• Welcome to the new NAXJA Forum! If your password does not work, please use "Forgot your password?" link on the log-in page. Please feel free to reach out to [email protected] if we can provide any assistance.

97+ gauge cluster in a 96?

96XJ_4.0

NAXJA Forum User
Location
ca
Just like title says...

Can a 97+ cluster be swapped in for a 96? What's different?


Can pretty much the a/c controls, radio, and bezel be swapped also?
 
ehall is correct. The amount of change in the system is quite significant.
 
ehall is correct. The amount of change in the system is quite significant.

Speaking from ignorance (as usual) but was there that big of a change between the 96 OBDII and the 97 OBDII? Body change, sure, but all of the electronics?

Renix 87-90, OBDI 91-95, OBDII 96+?

Again, haven't faced this issue so school me.
 
96 was the bastard year... picture an engineering team sitting around going "shit, we have to make this thing fit these specs NOW". They fixed the bare minimum of things, and broke some things while doing it (fuel level sender for instance is ultra stupid as we've already discussed.) They changed a bunch of connectors in 95.5 or so while prepping for the OBD II systems, those stayed the same for a while. 96 supported very little fault detection, i.e. it won't notice if you disconnect the shift solenoids from the TCU and drive them yourself. In 97 they did a full redesign of the ECU, TCU, ACM (added, airbags in 95/96 were self contained mechanical), OHC (now fed CCD signaling for fuel economy display and whatnot), and... instrument cluster. The 91 through 96 instrument cluster is *mostly* the same (electronic VSS/odo, all gauges fed via their own wires from the subsystems they monitor, fuel gauge wiring is different in 96 though) while on the 97 up, almost all the signaling to the instrument cluster is via the CCD bus.

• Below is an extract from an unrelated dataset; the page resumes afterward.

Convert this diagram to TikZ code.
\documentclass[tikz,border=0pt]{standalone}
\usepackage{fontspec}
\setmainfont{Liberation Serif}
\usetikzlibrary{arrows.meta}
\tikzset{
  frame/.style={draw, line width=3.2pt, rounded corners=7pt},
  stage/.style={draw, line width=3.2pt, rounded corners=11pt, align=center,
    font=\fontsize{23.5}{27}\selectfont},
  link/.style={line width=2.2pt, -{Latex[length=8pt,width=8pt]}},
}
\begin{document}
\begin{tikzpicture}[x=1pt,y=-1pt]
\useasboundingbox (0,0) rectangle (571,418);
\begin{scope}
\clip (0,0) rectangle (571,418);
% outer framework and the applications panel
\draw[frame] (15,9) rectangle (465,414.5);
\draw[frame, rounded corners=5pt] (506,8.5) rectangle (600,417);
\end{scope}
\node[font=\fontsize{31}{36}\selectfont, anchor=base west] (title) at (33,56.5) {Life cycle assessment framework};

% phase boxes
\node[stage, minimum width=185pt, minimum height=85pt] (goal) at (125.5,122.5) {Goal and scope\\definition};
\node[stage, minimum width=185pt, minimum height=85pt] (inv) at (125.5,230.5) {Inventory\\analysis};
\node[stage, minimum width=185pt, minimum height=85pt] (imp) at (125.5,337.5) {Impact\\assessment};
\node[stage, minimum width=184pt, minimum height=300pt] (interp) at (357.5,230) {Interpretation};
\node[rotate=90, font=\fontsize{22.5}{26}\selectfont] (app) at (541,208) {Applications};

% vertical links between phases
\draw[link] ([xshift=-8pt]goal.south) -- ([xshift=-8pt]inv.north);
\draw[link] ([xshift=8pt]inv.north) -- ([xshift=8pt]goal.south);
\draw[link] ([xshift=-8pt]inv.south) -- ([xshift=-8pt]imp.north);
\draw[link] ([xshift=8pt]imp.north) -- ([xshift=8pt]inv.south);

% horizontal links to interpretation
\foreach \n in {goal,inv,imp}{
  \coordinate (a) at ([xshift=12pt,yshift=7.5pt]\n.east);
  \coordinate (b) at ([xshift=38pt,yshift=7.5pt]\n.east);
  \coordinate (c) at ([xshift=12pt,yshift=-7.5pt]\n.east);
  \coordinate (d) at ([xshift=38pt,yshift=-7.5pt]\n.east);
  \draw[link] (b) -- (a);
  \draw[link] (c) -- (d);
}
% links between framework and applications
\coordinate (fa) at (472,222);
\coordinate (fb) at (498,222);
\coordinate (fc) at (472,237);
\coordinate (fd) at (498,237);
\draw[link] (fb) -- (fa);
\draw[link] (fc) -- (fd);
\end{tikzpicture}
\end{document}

So you *could* make it work, but you'd have to basically put a 97+ ECU in, and make it happy with a full 97+ wiring harness and sensors, or put it in parallel with the original ECU, fool it into not reporting a check engine light, and send it all the same signals so it could communicate them to the instrument cluster via CCD messages. Also I believe the 97+ instrument cluster is shaped differently and would require the 97+ dash... and once you have all that crap torn out you might as well swap all the harnesses and stop fooling around, right?
 
96 was the bastard year... picture an engineering team sitting around going "shit, we have to make this thing fit these specs NOW". They fixed the bare minimum of things, and broke some things while doing it (fuel level sender for instance is ultra stupid as we've already discussed.) They changed a bunch of connectors in 95.5 or so while prepping for the OBD II systems, those stayed the same for a while. 96 supported very little fault detection, i.e. it won't notice if you disconnect the shift solenoids from the TCU and drive them yourself. In 97 they did a full redesign of the ECU, TCU, ACM (added, airbags in 95/96 were self contained mechanical), OHC (now fed CCD signaling for fuel economy display and whatnot), and... instrument cluster. The 91 through 96 instrument cluster is *mostly* the same (electronic VSS/odo, all gauges fed via their own wires from the subsystems they monitor, fuel gauge wiring is different in 96 though) while on the 97 up, almost all the signaling to the instrument cluster is via the CCD bus.

So you *could* make it work, but you'd have to basically put a 97+ ECU in, and make it happy with a full 97+ wiring harness and sensors, or put it in parallel with the original ECU, fool it into not reporting a check engine light, and send it all the same signals so it could communicate them to the instrument cluster via CCD messages. Also I believe the 97+ instrument cluster is shaped differently and would require the 97+ dash... and once you have all that crap torn out you might as well swap all the harnesses and stop fooling around, right?